If the Reds sign Harnisch and Shaw, the rotation becomes Harnisch, Dessens and Danny Graves, plus whoever emerges from the competition. The bullpen's better with Shaw in it.
Williamson and Etherton can be brought back slowly from their surgeries. If one of last season's rookies Davis, Reitsma or Acevedo needs work in the minors, he can get it.
Stynes offers pop in his bat and speed. If Aaron Boone gets hurt like he did last season, the Reds don't have to make their left fielder a third baseman. They can put in Stynes, who hit .280 with eight homers and 33 RBI in 361 at-bats last season, and barely miss a beat.
But the Reds live by the bottom line these days, so how does this make sense financially? It doesn't if Ken Griffey Jr., Barry Larkin and Boone miss all the time they did last season. It doesn't if the young pitchers don't get better. It doesn't if Harnisch has more arm problems. And it doesn't if Graves can't make the transition to starting.

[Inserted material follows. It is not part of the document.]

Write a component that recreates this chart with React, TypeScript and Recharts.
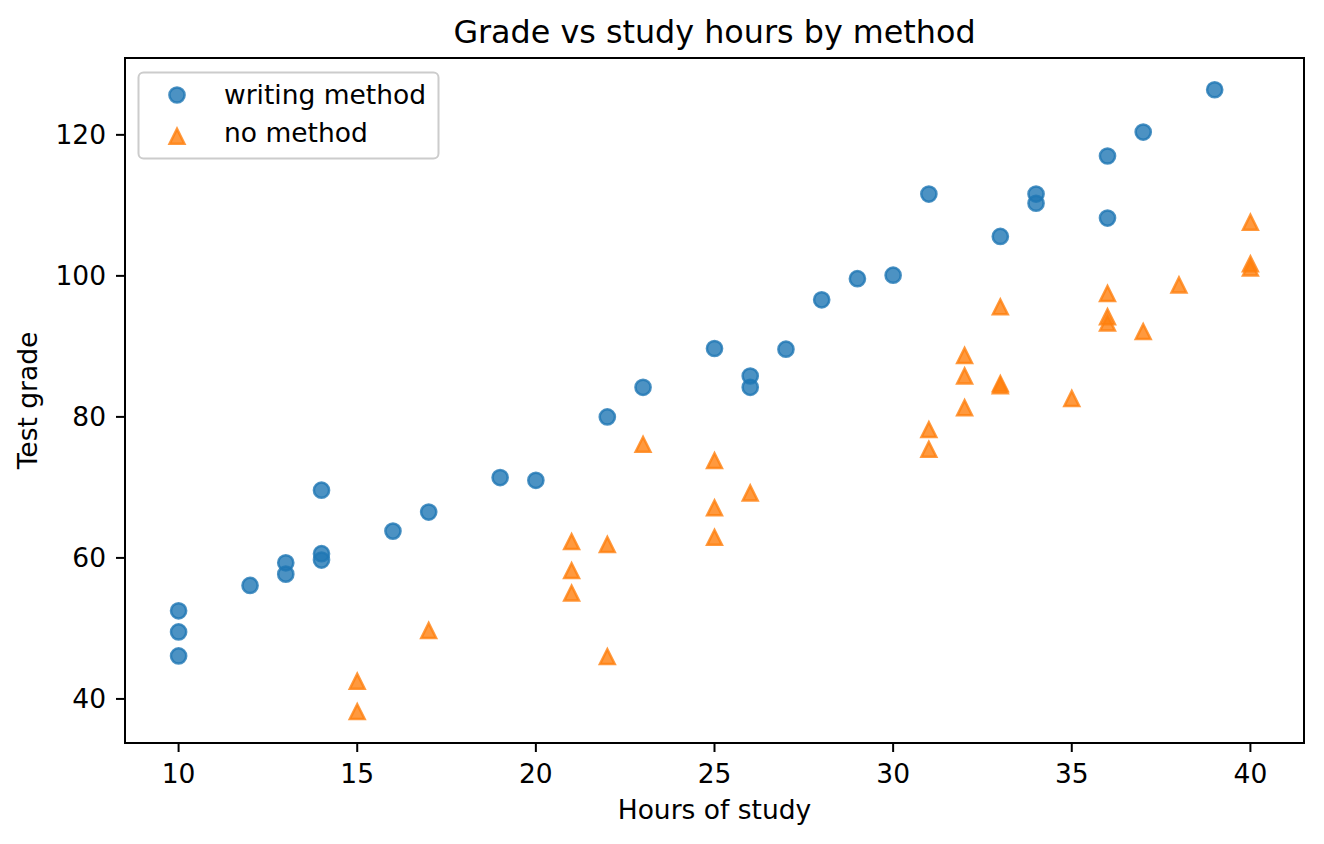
import React from 'react';
import { ScatterChart, Scatter, XAxis, YAxis, ReferenceArea } from 'recharts';

const writingHours = [10, 10, 10, 12, 13, 13, 14, 14, 14, 16, 17, 19, 20, 22, 23, 25, 26, 26, 27, 28, 29, 30, 31, 33, 34, 34, 36, 36, 37, 39];
const writingGrades = [52.5, 49.5, 46.1, 56.1, 59.3, 57.7, 69.6, 60.6, 59.7, 63.8, 66.5, 71.4, 71.0, 80.0, 84.2, 89.7, 85.8, 84.2, 89.6, 96.6, 99.6, 100.1, 111.6, 105.6, 111.6, 110.3, 117.0, 108.2, 120.4, 126.4];

const noHours = [15, 15, 17, 21, 21, 21, 22, 22, 23, 25, 25, 25, 26, 31, 31, 32, 32, 32, 33, 33, 33, 35, 36, 36, 36, 37, 38, 40, 40, 40];
const noGrades = [42.5, 38.2, 49.7, 62.3, 58.2, 55.0, 61.9, 46.0, 76.1, 73.8, 67.1, 62.9, 69.2, 78.2, 75.4, 88.7, 85.8, 81.3, 95.6, 84.7, 84.4, 82.6, 97.5, 94.2, 93.3, 92.1, 98.7, 107.6, 101.7, 101.1];

const xTicks = [10, 15, 20, 25, 30, 35, 40];
const yTicks = [40, 60, 80, 100, 120];
const xDomain = [8.5, 41.5];
const yDomain = [33.75, 130.9];

const seriesNames = ['writing method', 'no method'];
const titleText = 'Grade vs study hours by method';
const xLabelText = 'Hours of study';
const yLabelText = 'Test grade';

const BLUE = '#1f77b4';
const ORANGE = '#ff7f0e';
const FONT = '"DejaVu Sans", sans-serif';
const FS = 26.5;
const TITLE_FS = 31.8;

const writingData = writingHours.map((x, i) => ({ x, y: writingGrades[i] }));
const noData = noHours.map((x, i) => ({ x, y: noGrades[i] }));

const CircleMark = (props: any) => {
  const { cx, cy } = props;
  if (cx == null || cy == null) return null;
  return (
    <circle cx={cx} cy={cy} r={7.6} fill={BLUE} fillOpacity={0.8} stroke={BLUE} strokeOpacity={0.8} strokeWidth={2.5} />
  );
};

const TriMark = (props: any) => {
  const { cx, cy } = props;
  if (cx == null || cy == null) return null;
  const s = 7.4;
  const d = `M${cx},${cy - s} L${cx - s},${cy + s} L${cx + s},${cy + s} Z`;
  return (
    <path d={d} fill={ORANGE} fillOpacity={0.8} stroke={ORANGE} strokeOpacity={0.8} strokeWidth={2.5} strokeLinejoin="miter" />
  );
};

const XLabel = (props: any) => {
  const vb = props.viewBox || {};
  return (
    <text x={vb.x + vb.width / 2} y={vb.y + 76} textAnchor="middle" fontSize={FS} fontFamily={FONT} fill="#000">
      {xLabelText}
    </text>
  );
};

const YLabel = (props: any) => {
  const vb = props.viewBox || {};
  const cx = 37;
  const cy = vb.y + vb.height / 2;
  return (
    <text x={cx} y={cy} textAnchor="middle" fontSize={FS} fontFamily={FONT} fill="#000" transform={`rotate(-90, ${cx}, ${cy})`}>
      {yLabelText}
    </text>
  );
};

export default function App() {
  return (
    <div style={{ position: 'absolute', left: 0, top: 0, width: 1324, height: 844, background: '#fff' }}>
      <ScatterChart width={1324} height={844} margin={{ top: 58, right: 20, left: 0, bottom: 0 }}>
        <XAxis
          type="number"
          dataKey="x"
          domain={xDomain}
          ticks={xTicks}
          height={101}
          allowDataOverflow
          tickSize={9}
          tickMargin={12}
          axisLine={{ stroke: '#000', strokeWidth: 2 }}
          tickLine={{ stroke: '#000', strokeWidth: 2 }}
          tick={{ fill: '#000', fontSize: FS, fontFamily: FONT }}
          label={<XLabel />}
        />
        <YAxis
          type="number"
          dataKey="y"
          domain={yDomain}
          ticks={yTicks}
          width={125}
          allowDataOverflow
          tickSize={9}
          tickMargin={10}
          axisLine={{ stroke: '#000', strokeWidth: 2 }}
          tickLine={{ stroke: '#000', strokeWidth: 2 }}
          tick={{ fill: '#000', fontSize: FS, fontFamily: FONT }}
          label={<YLabel />}
        />
        <ReferenceArea x1={xDomain[0]} x2={xDomain[1]} y1={yDomain[0]} y2={yDomain[1]} fill="none" stroke="#000" strokeWidth={2} fillOpacity={0} />
        <Scatter name={seriesNames[0]} data={writingData} shape={<CircleMark />} isAnimationActive={false} />
        <Scatter name={seriesNames[1]} data={noData} shape={<TriMark />} isAnimationActive={false} />
      </ScatterChart>
      <svg width={1324} height={58} style={{ position: 'absolute', left: 0, top: 0 }}>
        <text x={714.5} y={43} textAnchor="middle" fontSize={TITLE_FS} fontFamily={FONT} fill="#000">
          {titleText}
        </text>
      </svg>
      <svg width={304} height={90} style={{ position: 'absolute', left: 137, top: 71 }}>
        <rect x={1.5} y={1.5} width={300} height={86} rx={5} ry={5} fill="#fff" fillOpacity={0.8} stroke="#cccccc" strokeWidth={2} />
        <circle cx={40} cy={24} r={7.6} fill={BLUE} fillOpacity={0.8} stroke={BLUE} strokeOpacity={0.8} strokeWidth={2.5} />
        <path d={`M40,${65.3 - 7.4} L${40 - 7.4},${65.3 + 7.4} L${40 + 7.4},${65.3 + 7.4} Z`} fill={ORANGE} fillOpacity={0.8} stroke={ORANGE} strokeOpacity={0.8} strokeWidth={2.5} />
        <text x={87} y={33} fontSize={FS} fontFamily={FONT} fill="#000">{seriesNames[0]}</text>
        <text x={87} y={71} fontSize={FS} fontFamily={FONT} fill="#000">{seriesNames[1]}</text>
      </svg>
    </div>
  );
}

But it does if the Reds stay relatively healthy. It does if the young pitchers get better. It does if Harnisch is Harnisch again. And it does if Graves becomes a 12- to 15-game winner. If all of that happens, the Reds could compete. Not beat the Yankees, but just hang in there in the National League Central.

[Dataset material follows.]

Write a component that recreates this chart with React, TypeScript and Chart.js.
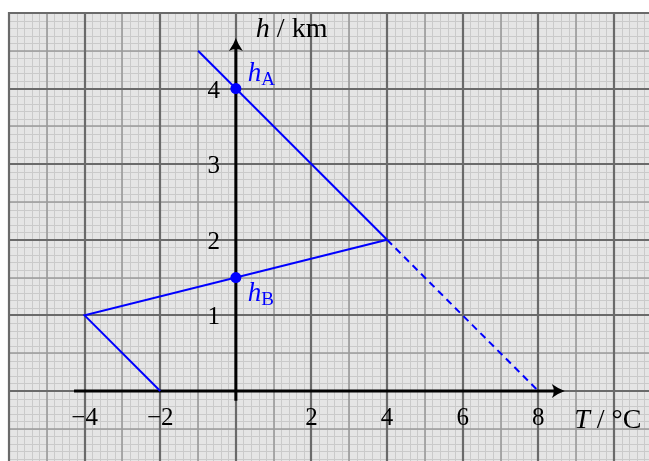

If that happens, fans might continue to buy tickets after Flag Day. And if that happens, the Reds could draw 2.2, 2.3 million instead of 1.8 million like last season.
Those extra 400,000 or 500,000 tickets pay for Shaw, Harnisch and Stynes. Sure, this is one very iffy proposition. But if it works, Carl Lindner and Co. break even, which is what they want, and the Reds have some momentum going into 2003 and the opening of Great American Ball Park.

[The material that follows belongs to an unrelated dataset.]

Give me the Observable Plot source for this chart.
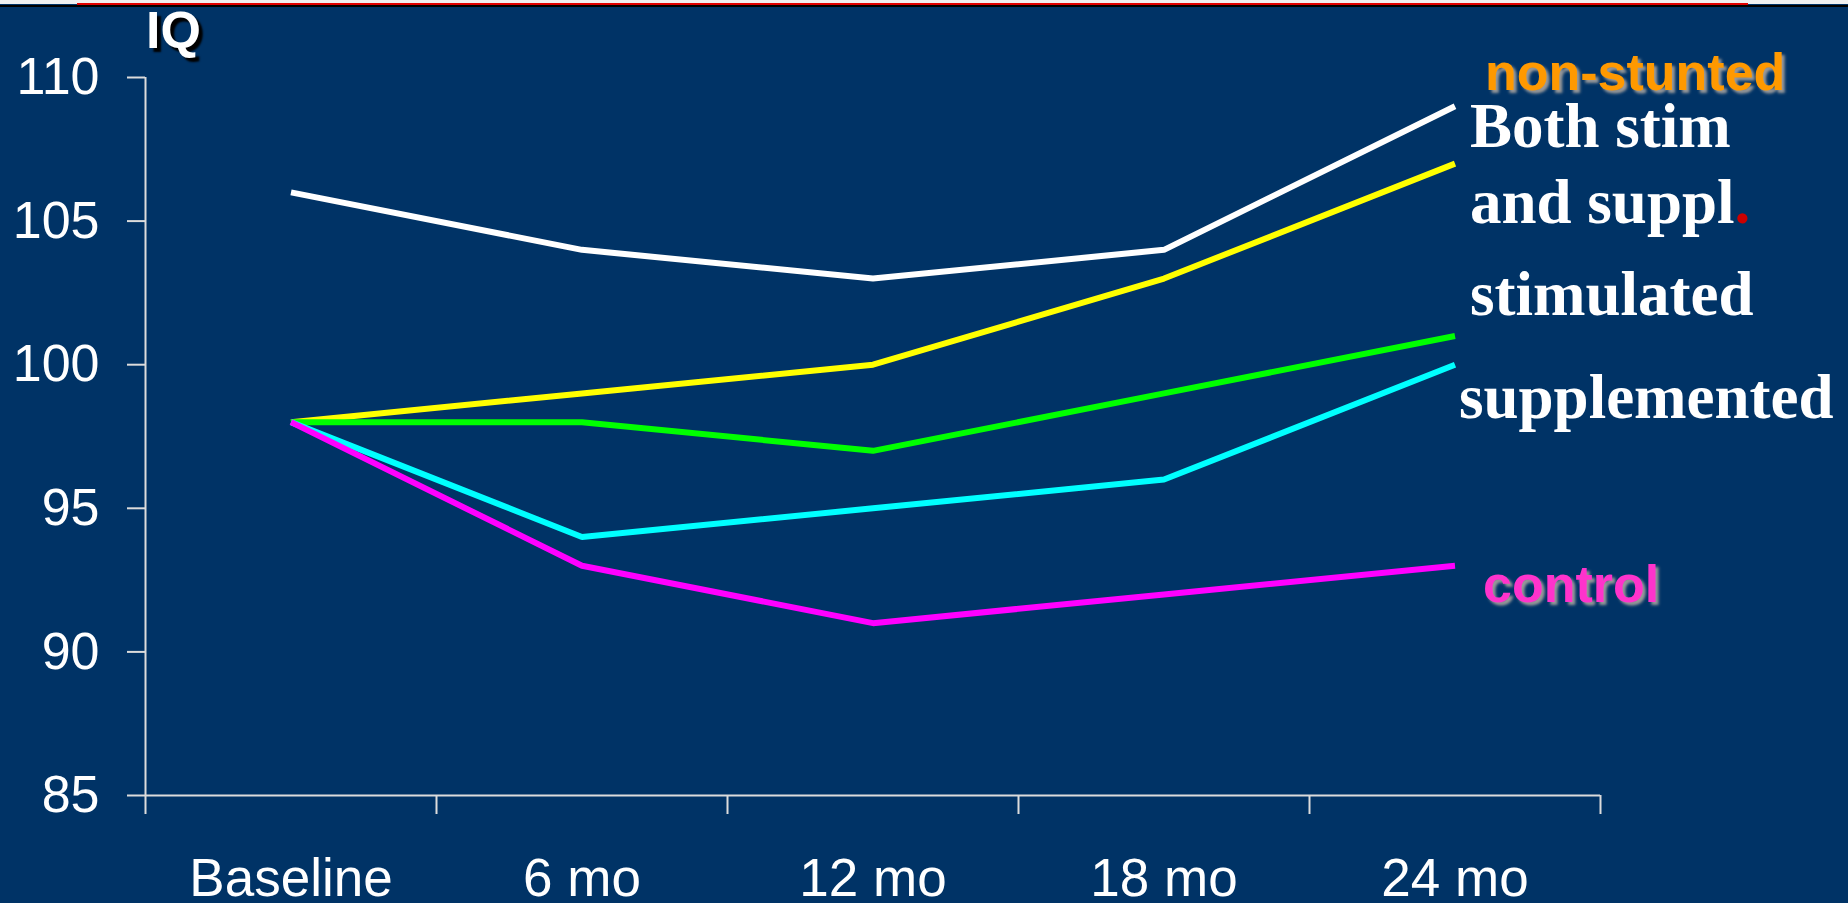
<!DOCTYPE html>
<html>
<head>
<meta charset="utf-8">
<script src="https://cdn.jsdelivr.net/npm/d3@7"></script>
<script src="https://cdn.jsdelivr.net/npm/@observablehq/plot@0.6"></script>
<style>
  html, body { margin: 0; padding: 0; background: #003366; overflow: hidden; }
  #wrap { position: relative; width: 1848px; height: 903px; background: #003366; }
  #chart { position: absolute; left: 0; top: 0; }
  .lab { position: absolute; white-space: nowrap; line-height: 1; }
  .sans { font-family: "Liberation Sans", Arial, sans-serif; font-weight: bold; }
  .serif { font-family: "Liberation Serif", "Times New Roman", serif; font-weight: bold; color: #fff; font-size: 63px; }
  #topw { position: absolute; left: 0; top: 0; width: 1848px; height: 4px; background: #f0f0f0; }
  #topr { position: absolute; left: 77px; top: 3px; width: 1671px; height: 2px; background: #e00000; }
  #topb { position: absolute; left: 0; top: 5px; width: 1848px; height: 2px; background: #000; }
</style>
</head>
<body>
<div id="wrap">
  <div id="chart"></div>
  <div id="topw"></div><div id="topr"></div><div id="topb"></div>
</div>
<script>
// ---- data ----
const periods = ["Baseline", "6 mo", "12 mo", "18 mo", "24 mo"];
const seriesNames = ["non-stunted", "Both stim and suppl.", "stimulated", "supplemented", "control"];
const nonStunted   = [106, 104, 103, 104, 109];
const bothStimSupp = [98, 99, 100, 103, 107];
const stimulated   = [98, 98, 97, 99, 101];
const supplemented = [98, 94, 95, 96, 100];
const control      = [98, 93, 91, 92, 93];
const yTicks = [85, 90, 95, 100, 105, 110];

// ---- styles ----
const seriesColors = ["#ffffff", "#ffff00", "#00ff00", "#00ffff", "#ff00ff"];

const allSeries = [nonStunted, bothStimSupp, stimulated, supplemented, control];
const rows = [];
allSeries.forEach((vals, s) => vals.forEach((v, i) => rows.push({series: seriesNames[s], i, value: v})));
const tickIdx = periods.map((d, i) => i);
const boundaries = [-0.5, ...tickIdx.map(i => i + 0.5)];

const axisColor = "#dcdcdc";

const plot = Plot.plot({
  width: 1848,
  height: 903,
  marginLeft: 145,
  marginRight: 248,
  marginTop: 77,
  marginBottom: 108,
  style: {background: "transparent", color: "#ffffff", fontFamily: "'Liberation Sans', Arial, sans-serif", overflow: "visible"},
  x: {domain: [-0.5, periods.length - 0.5]},
  y: {domain: [85, 110]},
  color: {domain: seriesNames, range: seriesColors},
  marks: [
    Plot.axisY(yTicks, {tickSize: 18, tickPadding: 28, fontSize: 52, stroke: axisColor, strokeWidth: 2, fill: "#ffffff", label: null}),
    Plot.axisX(boundaries, {tickSize: 19, tickFormat: () => "", stroke: axisColor, strokeWidth: 2, label: null}),
    Plot.axisX(tickIdx, {tickSize: 0, tickPadding: 63, tickFormat: i => periods[i], fontSize: 53, fill: "#ffffff", label: null}),
    Plot.ruleX([-0.5], {y1: 85, y2: 110, stroke: axisColor, strokeWidth: 2}),
    Plot.ruleY([85], {x1: -0.5, x2: periods.length - 0.5, stroke: axisColor, strokeWidth: 2}),
    Plot.line(rows, {x: "i", y: "value", z: "series", stroke: "series", strokeWidth: 6, strokeLinecap: "butt", strokeLinejoin: "miter", curve: "linear"})
  ]
});
document.getElementById("chart").appendChild(plot);

// ---- text labels (annotations) ----
const wrap = document.getElementById("wrap");
function addLabel(html, cls, left, top, extra) {
  const d = document.createElement("div");
  d.className = "lab " + cls;
  d.innerHTML = html;
  d.style.left = left + "px";
  d.style.top = top + "px";
  Object.assign(d.style, extra || {});
  wrap.appendChild(d);
}
addLabel("IQ", "sans", 146, 4, {fontSize: "52px", color: "#fff", textShadow: "4px 4px 2px #000"});
addLabel("non-stunted", "sans", 1485, 46, {fontSize: "52px", color: "#ff9900", textShadow: "3px 3px 3px #9a9a9a"});
addLabel("Both stim", "serif", 1470, 95);
addLabel("and suppl<span style='color:#cc0000'>.</span>", "serif", 1470, 171);
addLabel("stimulated", "serif", 1470, 263);
addLabel("supplemented", "serif", 1459, 366);
addLabel("control", "sans", 1483, 558, {fontSize: "52px", color: "#ff33cc", textShadow: "3px 3px 3px #9a9a9a"});
</script>
</body>
</html>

If the Reds don't sign the trio, or some other bargain players, chances of another disaster season like 2001 are very real. At this point, results may not be as important as effort. The fans are searching for some sign that the Reds care about winning in 2002. Right now, the average Joe on Vine Street doesn't believe they do.
HARNISCH UPDATE: Bowden reports no progress in talks with Harnisch. The sides are $1.25 million apart on base salary on a one-year deal. The Reds are offering $500,000 with up to $1.5million in incentives. Harnisch's agent, Greg Clifton, countered with a base of $1.75 million with up to $250,000 in incentives.
The deadline to sign Harnisch is Jan.8. If the Reds don't sign him by then, they can't until May15.
SHAW UPDATE: After a deal between Shaw and Pittsburgh fell through last week, Shaw is without suitors.
In the final analysis, if all the circumstances are not right, Jeff will not play next year, said his agent, Joe Bick.
Bick said he won't be going back to the Reds. He gave them what he considers a great offer ($1.5 million for 2002, $4.5 million deferred over 10 years) and never got a counter.
I'm not sure what I would go back with, he said.
BUYERS' MARKET: There are 101 free agents unsigned. Many can be obtained at bargain rates. But, like the Reds, most teams don't have the money.